JSE-listed Growthpoint Properties’ distributable income, on a per share basis, declined by 19.1% to 148.1c for the financial year ended June 30, mainly as a result of 408-million new shares having been issued in an oversubscribed equity raise of R4.3-billion in November last year.
During the same period, Growthpoint delivered 6.2% growth in revenue and R5.1-billion in distributable income.
The new equity combined with strategic South African asset sales of R559-million and R864.8-million being retained for the 2021 financial year after income tax, in line with an 80% pay-out ratio, added R6.3-billion to Growthpoint’s liquidity. This significantly strengthened its balance sheet.
The positive outcomes of Growthpoint’s focus on liquidity and balance sheet strength are evident in the decrease in its consolidated South African real estate investment trust (Reit) loan-to-value (LTV) from 43.9% to 40% during the year, with its South African LTV reducing from 39.8% to 35.1% and interest cover ratio (ICR) of 3.2x, group CEO Norbert Sasse says.
Growthpoint achieved these healthy LTV levels despite a further 7.4% devaluation of its South African portfolio, which has decreased in value by 16.2% since Covid-19 was first identified in South Africa.
Over the past two financial year-ends, Growthpoint’s South African portfolio value has been written down by R12.5-billion as a consequence of poor property fundamentals driven mainly by income uncertainty from the country’s economic challenges.
Growthpoint’s South African portfolio performance improved slightly in 2021, mainly owing to fewer Covid-19 discounts and deferrals and the reversal of R85-million in bad debts previously provided for.
Performance in South Africa was hindered by the substantial disruption to economic and social activity by the extended Covid-19 lockdown periods, changing restrictions and forced work-from-home.
Growthpoint has granted R475-million in discounts and R191-million in rental deferrals since the beginning of Covid-19 in April 2020 - a massive contribution by Growthpoint in order to sustain its tenant base and support the South African economy.
Growthpoint achieved a 99.7% average rental collection rate for its South African portfolio, and recovered R173-million, or 90.1%, of total rental deferrals granted since the onset of the pandemic.
The South African retail property portfolio recorded a 1.9% increase in trading densities, driven by strong performance from supermarkets, home décor, electronics and value fashion stores. Smaller and community centres outperformed others in the portfolio.
However, it saw a 3.7% decrease in like-for-like net property income owing to higher vacancies, significant negative rental reversions, Covid-19 rental relief of R147-million in discounts and R4-million in deferrals and lower parking revenue.
Business rescues, particularly that of Ster Kinekor and CNA, are adding to the challenges.

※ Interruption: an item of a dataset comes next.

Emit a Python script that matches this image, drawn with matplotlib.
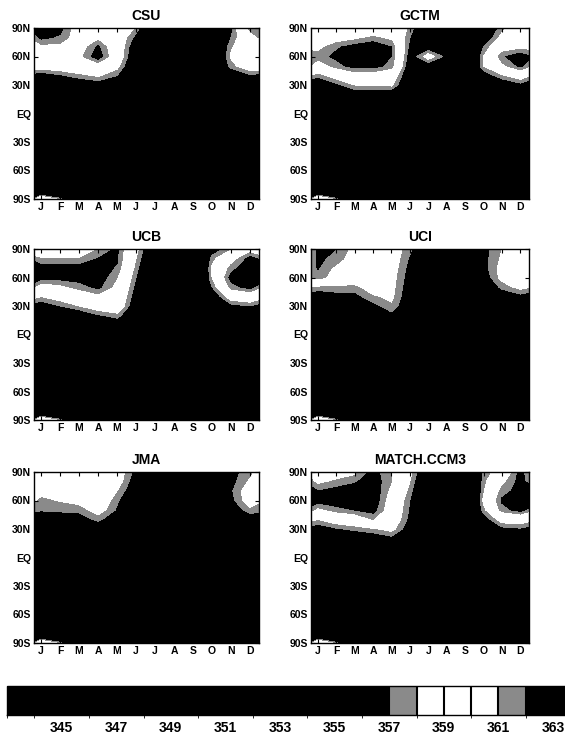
import numpy as np
import matplotlib
matplotlib.use("Agg")
import matplotlib.pyplot as plt
from matplotlib.colors import ListedColormap, BoundaryNorm
import matplotlib as mpl

plt.rcParams['font.family'] = ['Liberation Sans', 'DejaVu Sans']
plt.rcParams['font.weight'] = 'bold'

# ---------------- data ----------------
months = ['J', 'F', 'M', 'A', 'M', 'J', 'J', 'A', 'S', 'O', 'N', 'D']
lat_nodes = [90, 80, 70, 60, 50, 40, 30, 20, 0, -85, -90]
lat_ticks = [90, 60, 30, 0, -30, -60, -90]
lat_labels = ['90N', '60N', '30N', 'EQ', '30S', '60S', '90S']

# CO2 (ppm) per month (J..D); each list = values at lat_nodes
csu = [
    [362.6, 362.3, 360.5, 360.0, 359.0, 356.0, 355.0, 354.0, 353.0, 356.0, 360.5],
    [362.4, 361.8, 360.5, 360.0, 359.2, 356.8, 355.2, 354.2, 353.0, 354.5, 357.5],
    [360.0, 360.0, 360.0, 360.5, 359.5, 357.6, 355.5, 354.5, 353.0, 352.0, 352.0],
    [360.0, 360.5, 362.2, 362.8, 360.0, 358.2, 356.0, 354.8, 353.2, 352.0, 352.0],
    [360.0, 359.5, 359.5, 359.5, 358.5, 357.0, 355.8, 354.8, 353.2, 352.0, 352.0],
    [357.8, 356.5, 355.5, 355.0, 354.5, 354.0, 354.0, 354.0, 353.0, 352.0, 352.0],
    [353.0, 352.5, 352.0, 352.0, 352.0, 352.5, 353.0, 353.0, 352.5, 352.0, 352.0],
    [351.0, 350.5, 350.0, 350.5, 351.0, 351.5, 352.0, 352.5, 352.5, 352.0, 352.0],
    [351.0, 350.5, 350.0, 350.5, 351.0, 351.5, 352.0, 352.5, 352.5, 352.0, 352.0],
    [353.5, 353.5, 353.5, 353.5, 353.5, 353.0, 353.0, 353.0, 352.5, 352.0, 352.0],
    [356.5, 357.0, 357.8, 358.2, 357.5, 355.5, 354.5, 354.0, 353.0, 352.0, 352.0],
    [361.5, 360.0, 359.5, 360.0, 359.2, 356.8, 355.0, 354.0, 353.0, 352.0, 352.5],
]
gctm = [
    [359.5, 359.5, 360.5, 361.5, 360.0, 357.3, 355.5, 354.5, 353.5, 356.0, 360.5],
    [359.5, 360.0, 361.8, 362.3, 361.5, 358.8, 356.6, 355.0, 353.5, 354.5, 357.5],
    [359.5, 360.5, 362.5, 363.0, 362.5, 360.0, 358.0, 355.8, 353.5, 352.0, 352.0],
    [359.5, 361.2, 363.0, 363.0, 362.5, 360.0, 358.2, 355.5, 353.5, 352.0, 352.0],
    [359.0, 360.5, 362.0, 362.0, 361.5, 359.5, 358.3, 355.5, 353.5, 352.0, 352.0],
    [357.8, 357.0, 356.5, 356.0, 355.5, 355.0, 354.5, 354.0, 353.0, 352.0, 352.0],
    [354.0, 355.0, 356.0, 358.8, 356.0, 354.0, 353.5, 353.5, 353.0, 352.0, 352.0],
    [352.0, 352.5, 353.0, 356.5, 353.0, 352.5, 352.5, 352.5, 352.5, 352.0, 352.0],
    [352.5, 352.5, 352.5, 352.5, 352.5, 352.5, 352.5, 352.5, 352.5, 352.0, 352.0],
    [355.0, 355.5, 357.0, 358.0, 358.0, 356.0, 354.5, 354.0, 353.0, 352.0, 352.0],
    [357.5, 358.5, 360.0, 361.8, 360.5, 357.8, 355.5, 354.5, 353.0, 352.0, 352.0],
    [359.5, 360.0, 360.5, 362.8, 362.3, 359.0, 356.5, 355.0, 353.5, 352.0, 352.5],
]
ucb = [
    [360.0, 361.0, 362.5, 362.5, 360.0, 358.0, 356.0, 355.0, 353.5, 356.0, 360.5],
    [359.5, 361.0, 362.5, 362.5, 360.5, 358.8, 357.0, 355.0, 353.5, 354.5, 357.5],
    [359.5, 361.0, 362.5, 362.5, 361.5, 359.5, 358.0, 355.5, 353.5, 352.0, 352.0],
    [361.0, 362.0, 362.8, 362.8, 362.3, 360.5, 359.0, 356.8, 353.5, 352.0, 352.0],
    [362.2, 362.2, 361.8, 361.0, 360.5, 360.0, 359.5, 357.5, 354.0, 352.0, 352.0],
    [358.5, 358.0, 357.5, 357.0, 356.5, 356.0, 355.5, 355.0, 353.5, 352.0, 352.0],
    [354.5, 354.0, 353.5, 353.5, 353.5, 353.5, 353.5, 353.5, 353.0, 352.0, 352.0],
    [352.0, 351.5, 351.0, 351.5, 352.0, 352.5, 353.0, 353.0, 352.5, 352.0, 352.0],
    [352.0, 351.5, 351.0, 351.5, 352.0, 352.5, 353.0, 353.0, 352.5, 352.0, 352.0],
    [356.0, 357.5, 358.2, 358.0, 357.0, 355.5, 354.5, 354.0, 353.0, 352.0, 352.0],
    [357.8, 360.0, 361.5, 362.5, 361.5, 359.0, 356.5, 355.0, 353.5, 352.0, 352.0],
    [360.0, 362.5, 363.0, 363.0, 362.5, 359.5, 357.0, 355.0, 353.5, 352.0, 352.5],
]
uci = [
    [362.1, 362.2, 362.1, 361.6, 357.6, 356.0, 355.0, 354.5, 353.5, 356.0, 360.5],
    [362.0, 361.7, 360.6, 360.2, 357.6, 356.5, 355.0, 354.5, 353.5, 354.5, 357.5],
    [360.5, 360.0, 359.5, 359.2, 357.6, 356.5, 355.0, 354.5, 353.5, 352.0, 352.0],
    [359.5, 359.3, 359.0, 359.0, 358.8, 357.8, 356.5, 355.5, 353.5, 352.0, 352.0],
    [359.0, 359.0, 358.8, 358.6, 358.5, 358.3, 357.8, 356.5, 354.0, 352.0, 352.0],
    [357.3, 356.8, 356.5, 356.3, 356.0, 355.8, 355.5, 355.0, 353.5, 352.0, 352.0],
    [354.5, 354.0, 353.5, 353.5, 353.5, 353.5, 353.5, 353.5, 353.0, 352.0, 352.0],
    [352.0, 351.5, 351.0, 351.5, 352.0, 352.5, 353.0, 353.0, 352.5, 352.0, 352.0],
    [352.0, 351.5, 351.0, 351.5, 352.0, 352.5, 353.0, 353.0, 352.5, 352.0, 352.0],
    [356.5, 356.5, 356.5, 356.0, 355.5, 355.0, 354.5, 354.0, 353.0, 352.0, 352.0],
    [358.0, 358.2, 358.5, 358.5, 357.3, 356.0, 355.0, 354.5, 353.0, 352.0, 352.0],
    [359.5, 359.5, 359.8, 360.0, 358.5, 356.5, 355.5, 354.5, 353.5, 352.0, 352.5],
]
jma = [
    [359.5, 359.3, 358.5, 357.6, 357.1, 356.0, 355.0, 354.5, 353.5, 356.0, 360.5],
    [359.5, 359.5, 359.0, 358.1, 357.2, 356.2, 355.0, 354.5, 353.5, 354.5, 357.5],
    [359.8, 359.8, 359.5, 358.6, 357.2, 356.5, 355.2, 354.5, 353.5, 352.0, 352.0],
    [360.0, 360.0, 360.0, 359.5, 358.8, 357.2, 356.0, 355.0, 353.5, 352.0, 352.0],
    [359.0, 358.8, 358.0, 357.2, 356.8, 356.3, 355.5, 355.0, 353.5, 352.0, 352.0],
    [356.5, 356.0, 355.5, 355.0, 354.5, 354.5, 354.5, 354.0, 353.0, 352.0, 352.0],
    [354.5, 354.0, 353.5, 353.5, 353.5, 353.5, 353.5, 353.5, 353.0, 352.0, 352.0],
    [352.0, 351.5, 351.0, 351.5, 352.0, 352.5, 353.0, 353.0, 352.5, 352.0, 352.0],
    [352.0, 351.5, 351.0, 351.5, 352.0, 352.5, 353.0, 353.0, 352.5, 352.0, 352.0],
    [354.5, 354.5, 354.5, 354.5, 354.0, 353.5, 353.5, 353.5, 353.0, 352.0, 352.0],
    [356.5, 356.5, 356.8, 356.5, 356.0, 355.0, 354.5, 354.0, 353.0, 352.0, 352.0],
    [357.6, 358.2, 359.0, 359.0, 357.6, 356.0, 355.0, 354.5, 353.5, 352.0, 352.5],
]
match_ccm3 = [
    [359.5, 360.5, 362.0, 362.5, 360.5, 358.0, 356.0, 355.0, 353.5, 356.0, 360.5],
    [360.0, 361.2, 362.5, 362.8, 361.5, 359.0, 356.8, 355.0, 353.5, 354.5, 357.5],
    [360.5, 361.8, 362.8, 363.0, 362.0, 359.5, 357.3, 355.5, 353.5, 352.0, 352.0],
    [362.5, 362.8, 363.0, 363.0, 362.5, 361.0, 357.8, 355.8, 353.5, 352.0, 352.0],
    [361.0, 361.0, 360.5, 360.0, 359.8, 359.5, 358.5, 356.5, 354.0, 352.0, 352.0],
    [358.5, 358.0, 357.5, 357.0, 356.8, 356.5, 356.0, 355.5, 353.5, 352.0, 352.0],
    [354.5, 354.0, 353.5, 353.5, 353.5, 353.5, 353.5, 353.5, 353.0, 352.0, 352.0],
    [352.0, 351.5, 351.0, 351.5, 352.0, 352.5, 353.0, 353.0, 352.5, 352.0, 352.0],
    [352.0, 351.5, 351.0, 351.5, 352.0, 352.5, 353.0, 353.0, 352.5, 352.0, 352.0],
    [357.2, 357.5, 357.8, 358.3, 357.5, 356.0, 355.0, 354.5, 353.0, 352.0, 352.0],
    [359.0, 360.5, 361.5, 362.2, 361.5, 358.8, 356.5, 355.0, 353.5, 352.0, 352.0],
    [362.5, 362.5, 362.5, 363.0, 362.5, 359.0, 356.8, 355.0, 353.5, 352.0, 352.5],
]

titles = ['CSU', 'GCTM', 'UCB', 'UCI', 'JMA', 'MATCH.CCM3']
fields = [csu, gctm, ucb, uci, jma, match_ccm3]

cbar_bounds = list(range(343, 365))
cbar_ticks = list(range(345, 364, 2))

# ---------------- styling ----------------
BLACK = '#000000'
GRAY = '#8a8a8a'
WHITE = '#ffffff'


def band_color(lo):
    if lo == 357 or lo == 361:
        return GRAY
    if 358 <= lo <= 360:
        return WHITE
    return BLACK


W, H = 565, 739
fig = plt.figure(figsize=(W / 100, H / 100), dpi=100)
fig.patch.set_facecolor('white')

col_x = [(34, 259), (311, 529)]
row_y = [(28, 199), (249, 420), (472, 643)]

# merged bands for the maps (avoid seams between equal colours)
map_levels = [330, 357, 358, 361, 362, 370]
map_colors = [band_color(l) for l in [343, 357, 358, 361, 363]]

x_nodes = np.arange(0, 14)
lat_arr = np.array(lat_nodes)[::-1]

for i, (title, fld) in enumerate(zip(titles, fields)):
    r, c = divmod(i, 2)
    x0, x1 = col_x[c]
    y0, y1 = row_y[r]
    ax = fig.add_axes([x0 / W, 1 - y1 / H, (x1 - x0) / W, (y1 - y0) / H])
    z = np.array(fld).T  # lat x month
    z = np.concatenate([z[:, -1:], z, z[:, :1]], axis=1)  # periodic wrap
    z = z[::-1, :]
    ax.contourf(x_nodes, lat_arr, z, levels=map_levels, colors=map_colors,
                antialiased=False)
    ax.set_xlim(0.63, 12.47)
    ax.set_ylim(-90, 90)
    ax.set_xticks(range(1, 13))
    ax.set_xticklabels(months, fontsize=7.5, fontweight='bold')
    ax.set_yticks(lat_ticks)
    ax.set_yticklabels(lat_labels, fontsize=7.5, fontweight='bold')
    ax.tick_params(direction='in', length=3, width=0.8, top=True, right=True,
                   pad=2)
    for s in ax.spines.values():
        s.set_linewidth(1.0)
    ax.set_title(title, fontsize=10, fontweight='bold', pad=6)

# colorbar
cb_left = 7
unit_px = 27.3
cb_w = (cbar_bounds[-1] - cbar_bounds[0]) * unit_px
cax = fig.add_axes([cb_left / W, 1 - 715 / H, cb_w / W, 29 / H])
cell_colors = [band_color(b) for b in cbar_bounds[:-1]]
cmap = ListedColormap(cell_colors)
norm = BoundaryNorm(cbar_bounds, cmap.N)
cb = mpl.colorbar.ColorbarBase(cax, cmap=cmap, norm=norm, orientation='horizontal',
                               ticks=cbar_ticks, drawedges=True)
cb.dividers.set_color('black')
cb.dividers.set_linewidth(1.5)
cb.outline.set_linewidth(1.0)
cax.tick_params(length=0, pad=4, labelsize=10)
for t in cax.get_xticklabels():
    t.set_fontweight('bold')

fig.savefig('out.png', dpi=100)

Demand for online retail surged from retailers and online delivery aggregators, with some services supporting in-store trading, such as Checkers Sixty60, Woolworths Dash, Dis-Chem and OneCart. Growthpoint’s centres are adapting and providing facilities to support online retail.
The contraction of the domestic economy has had a significant impact on the office sector.
Growthpoint’s South African office portfolio saw renewal successes improve somewhat, but vacancies rose from 15.4% to 19.9%, primarily in Gauteng and the Sandton area, owing to business failures, space downsizing and slow letting stemming from uncertainty.
Offices recorded a 9.8% decrease in like-for-like net property income owing to the increased vacancy level, an oversupply of space, negative rental renewal growth, and Covid-19 rental relief of R33-million in discounts and R8-million in deferrals.
Growthpoint’s industrial portfolio continued to outperform relatively, delivering steady performance with slightly improved like-for-like net property income of -0.9%, and arrears halved. Despite vacancies increasing from 7.1% to 9.4%, mostly owing to an upward trend in business failures, it reported steady escalations, but renewal success and growth rates decreased.
Growthpoint said on September 15 that it remains focused on modernising its industrial portfolio and selling noncore industrial assets, especially as there is currently market demand for industrial properties.